Keine Stellungnahme gaben Konsumgüterhersteller Procter & Gamble (Ariel, Gillette, Pampers etc.), Süßwarenhersteller Ferrero, (unter anderem Kinder-Schokolade, Rocher, Tic Tac) sowie die Österreichischen Lotterien ab. Sie kamen zusammen auf 158,5 Millionen Euro-Bruttowerbewert.
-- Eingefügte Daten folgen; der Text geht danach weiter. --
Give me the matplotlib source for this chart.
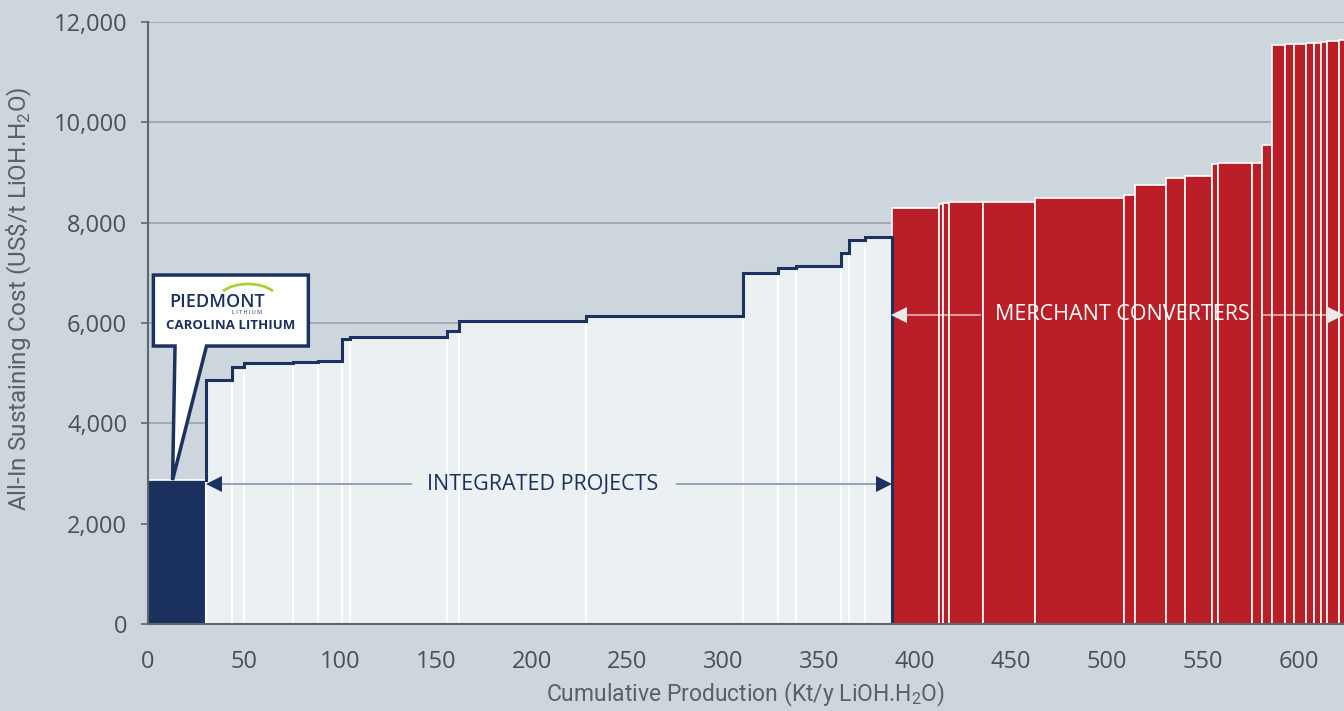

Zu den zehn größten Online-Werbern, die nicht in der Statistik der Top-Ten-Werber für den gesamten Werbemarkt vertreten sind, zählen noch drei Autofirmen. Keine Antwort gibt die Porsche Holding, größtes Autohandelsunternehmen Europas. "Breitbart.com ist auf der Blacklist, sowie viele politisch einschlägige Seiten auch", schreibt hingegen Renault. Bei Ford stehe Breitbart auf der Blacklist. Der US-Konzern setzte diesen Schritt auch, da "durch steigende Bekanntheit des Portals die Zugriffe von österreichischen Usern künftig wachsen könnten".

Schönborn falsch zitiert

Wachsen könnte Breitbart in Österreich auch infolge der angekündigten Expansion im Zuge der Wahlen in Frankreich und Deutschland. Bereits jetzt ist Österreich kein blinder Fleck auf Breibarts Landkarte. So wurde ein "Krone"-Interview mit dem Wiener Kardinal Christoph Schönborn rezitiert. Wie unseriös Breitbart berichtet, zeigt der Titel des Artikels: ",Nächster Papst‘ sagt, Trump könnte wie ,bester Präsident‘ Reagan sein." Tatsächlich bemerkt Schönborn bloß, Reagan sei einer der besten US-Präsidenten gewesen. Und für die These des "nächsten Papstes" verweist Breitbart auf einen "Kurier"-Artikel - der kurz vor der Wahl Franziskus’ 2013 erschien.